Everything from the first line of the data below through the line that contains "fontsize=15, color=txt)" should be written out exactly, please, and nothing more; the pictures stay out.

● **MATERIAL PROVIDED**
>> begin

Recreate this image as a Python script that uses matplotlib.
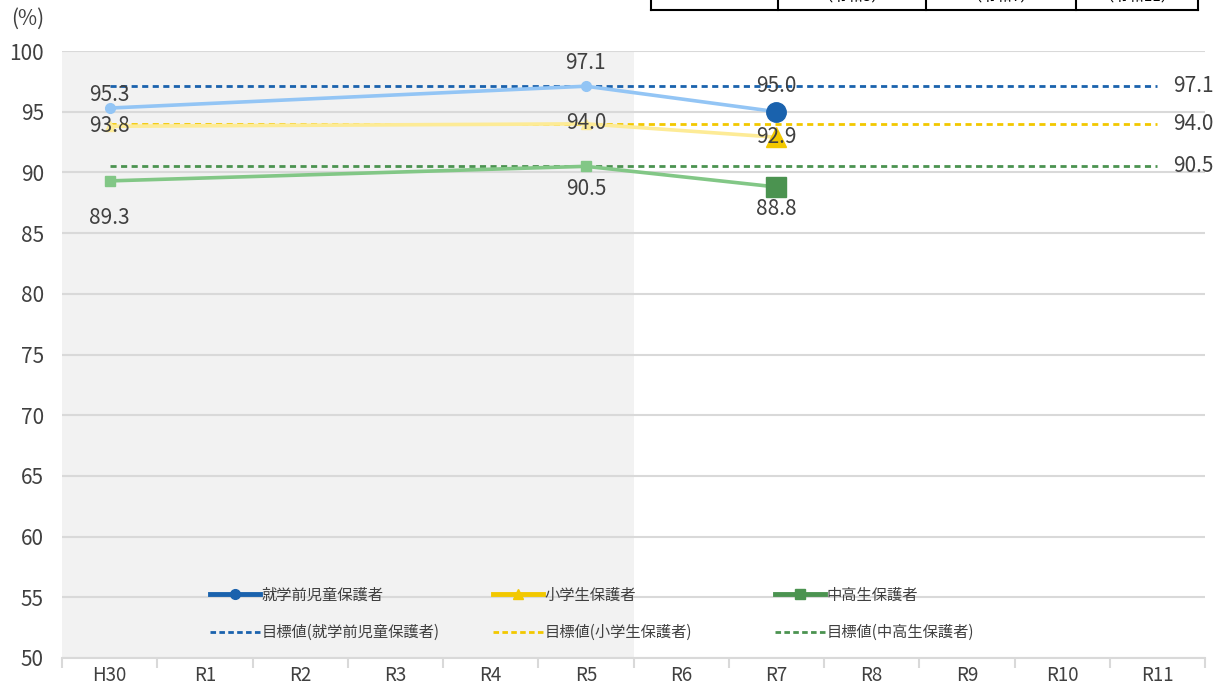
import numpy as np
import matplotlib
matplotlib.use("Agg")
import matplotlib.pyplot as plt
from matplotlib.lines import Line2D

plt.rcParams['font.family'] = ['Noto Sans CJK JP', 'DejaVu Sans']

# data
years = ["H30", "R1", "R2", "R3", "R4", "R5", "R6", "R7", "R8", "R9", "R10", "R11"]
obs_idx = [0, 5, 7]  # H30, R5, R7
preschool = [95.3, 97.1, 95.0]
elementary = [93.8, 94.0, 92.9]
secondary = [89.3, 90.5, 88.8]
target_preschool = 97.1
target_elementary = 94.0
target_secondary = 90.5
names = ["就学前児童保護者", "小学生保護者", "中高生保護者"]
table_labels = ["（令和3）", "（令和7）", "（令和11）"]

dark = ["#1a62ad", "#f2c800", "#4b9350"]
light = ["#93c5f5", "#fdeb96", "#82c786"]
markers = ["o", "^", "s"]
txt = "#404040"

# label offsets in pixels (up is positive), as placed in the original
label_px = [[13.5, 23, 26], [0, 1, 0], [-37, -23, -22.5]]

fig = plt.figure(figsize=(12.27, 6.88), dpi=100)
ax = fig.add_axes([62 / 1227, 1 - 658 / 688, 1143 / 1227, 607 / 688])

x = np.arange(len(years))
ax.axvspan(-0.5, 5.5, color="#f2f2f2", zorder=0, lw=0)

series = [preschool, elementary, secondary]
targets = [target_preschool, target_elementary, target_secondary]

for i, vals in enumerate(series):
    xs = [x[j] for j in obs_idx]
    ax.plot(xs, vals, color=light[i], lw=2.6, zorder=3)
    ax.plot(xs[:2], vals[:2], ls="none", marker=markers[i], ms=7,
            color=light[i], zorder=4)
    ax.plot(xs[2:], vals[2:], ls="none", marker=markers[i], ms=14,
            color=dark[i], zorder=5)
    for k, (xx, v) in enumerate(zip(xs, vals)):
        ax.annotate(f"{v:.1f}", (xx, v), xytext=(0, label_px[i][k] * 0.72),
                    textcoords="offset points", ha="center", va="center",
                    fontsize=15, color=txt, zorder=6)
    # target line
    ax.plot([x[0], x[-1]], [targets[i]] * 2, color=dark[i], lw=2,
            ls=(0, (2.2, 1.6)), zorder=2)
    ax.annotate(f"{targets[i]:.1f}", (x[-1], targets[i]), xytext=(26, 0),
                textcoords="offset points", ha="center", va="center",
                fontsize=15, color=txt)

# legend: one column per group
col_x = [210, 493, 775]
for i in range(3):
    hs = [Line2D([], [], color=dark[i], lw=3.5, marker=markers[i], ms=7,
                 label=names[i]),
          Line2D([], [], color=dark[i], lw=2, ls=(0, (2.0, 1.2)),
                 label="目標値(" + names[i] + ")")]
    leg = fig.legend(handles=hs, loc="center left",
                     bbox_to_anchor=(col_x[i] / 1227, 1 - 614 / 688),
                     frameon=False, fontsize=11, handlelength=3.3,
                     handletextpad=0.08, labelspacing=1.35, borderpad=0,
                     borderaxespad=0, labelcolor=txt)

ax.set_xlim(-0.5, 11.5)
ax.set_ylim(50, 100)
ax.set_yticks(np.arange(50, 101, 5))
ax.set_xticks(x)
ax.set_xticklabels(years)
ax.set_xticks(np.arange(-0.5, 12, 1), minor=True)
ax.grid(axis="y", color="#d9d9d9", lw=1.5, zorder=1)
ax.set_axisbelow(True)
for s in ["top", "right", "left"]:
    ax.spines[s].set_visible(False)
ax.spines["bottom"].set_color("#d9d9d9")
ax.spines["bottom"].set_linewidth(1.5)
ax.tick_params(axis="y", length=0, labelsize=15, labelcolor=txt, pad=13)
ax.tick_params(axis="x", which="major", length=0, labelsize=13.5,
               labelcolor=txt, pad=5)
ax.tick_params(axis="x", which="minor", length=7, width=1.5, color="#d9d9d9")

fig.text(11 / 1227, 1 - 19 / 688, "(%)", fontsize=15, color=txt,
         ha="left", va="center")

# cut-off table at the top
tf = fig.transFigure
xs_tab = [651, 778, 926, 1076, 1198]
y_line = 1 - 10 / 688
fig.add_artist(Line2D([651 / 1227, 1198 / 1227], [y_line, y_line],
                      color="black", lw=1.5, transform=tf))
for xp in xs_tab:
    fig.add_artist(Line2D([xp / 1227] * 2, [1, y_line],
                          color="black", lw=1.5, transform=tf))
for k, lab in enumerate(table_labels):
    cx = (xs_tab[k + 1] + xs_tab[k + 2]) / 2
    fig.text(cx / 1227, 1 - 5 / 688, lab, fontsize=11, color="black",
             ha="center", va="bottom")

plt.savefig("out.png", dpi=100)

>> end

● **ANSWER TO THE EXERCISE**
Recreate this image as a Python script that uses matplotlib.
import numpy as np
import matplotlib
matplotlib.use("Agg")
import matplotlib.pyplot as plt
from matplotlib.lines import Line2D

plt.rcParams['font.family'] = ['Noto Sans CJK JP', 'DejaVu Sans']

# data
years = ["H30", "R1", "R2", "R3", "R4", "R5", "R6", "R7", "R8", "R9", "R10", "R11"]
obs_idx = [0, 5, 7]  # H30, R5, R7
preschool = [95.3, 97.1, 95.0]
elementary = [93.8, 94.0, 92.9]
secondary = [89.3, 90.5, 88.8]
target_preschool = 97.1
target_elementary = 94.0
target_secondary = 90.5
names = ["就学前児童保護者", "小学生保護者", "中高生保護者"]
table_labels = ["（令和3）", "（令和7）", "（令和11）"]

dark = ["#1a62ad", "#f2c800", "#4b9350"]
light = ["#93c5f5", "#fdeb96", "#82c786"]
markers = ["o", "^", "s"]
txt = "#404040"

# label offsets in pixels (up is positive), as placed in the original
label_px = [[13.5, 23, 26], [0, 1, 0], [-37, -23, -22.5]]

fig = plt.figure(figsize=(12.27, 6.88), dpi=100)
ax = fig.add_axes([62 / 1227, 1 - 658 / 688, 1143 / 1227, 607 / 688])

x = np.arange(len(years))
ax.axvspan(-0.5, 5.5, color="#f2f2f2", zorder=0, lw=0)

series = [preschool, elementary, secondary]
targets = [target_preschool, target_elementary, target_secondary]

for i, vals in enumerate(series):
    xs = [x[j] for j in obs_idx]
    ax.plot(xs, vals, color=light[i], lw=2.6, zorder=3)
    ax.plot(xs[:2], vals[:2], ls="none", marker=markers[i], ms=7,
            color=light[i], zorder=4)
    ax.plot(xs[2:], vals[2:], ls="none", marker=markers[i], ms=14,
            color=dark[i], zorder=5)
    for k, (xx, v) in enumerate(zip(xs, vals)):
        ax.annotate(f"{v:.1f}", (xx, v), xytext=(0, label_px[i][k] * 0.72),
                    textcoords="offset points", ha="center", va="center",
                    fontsize=15, color=txt, zorder=6)
    # target line
    ax.plot([x[0], x[-1]], [targets[i]] * 2, color=dark[i], lw=2,
            ls=(0, (2.2, 1.6)), zorder=2)
    ax.annotate(f"{targets[i]:.1f}", (x[-1], targets[i]), xytext=(26, 0),
                textcoords="offset points", ha="center", va="center",
                fontsize=15, color=txt)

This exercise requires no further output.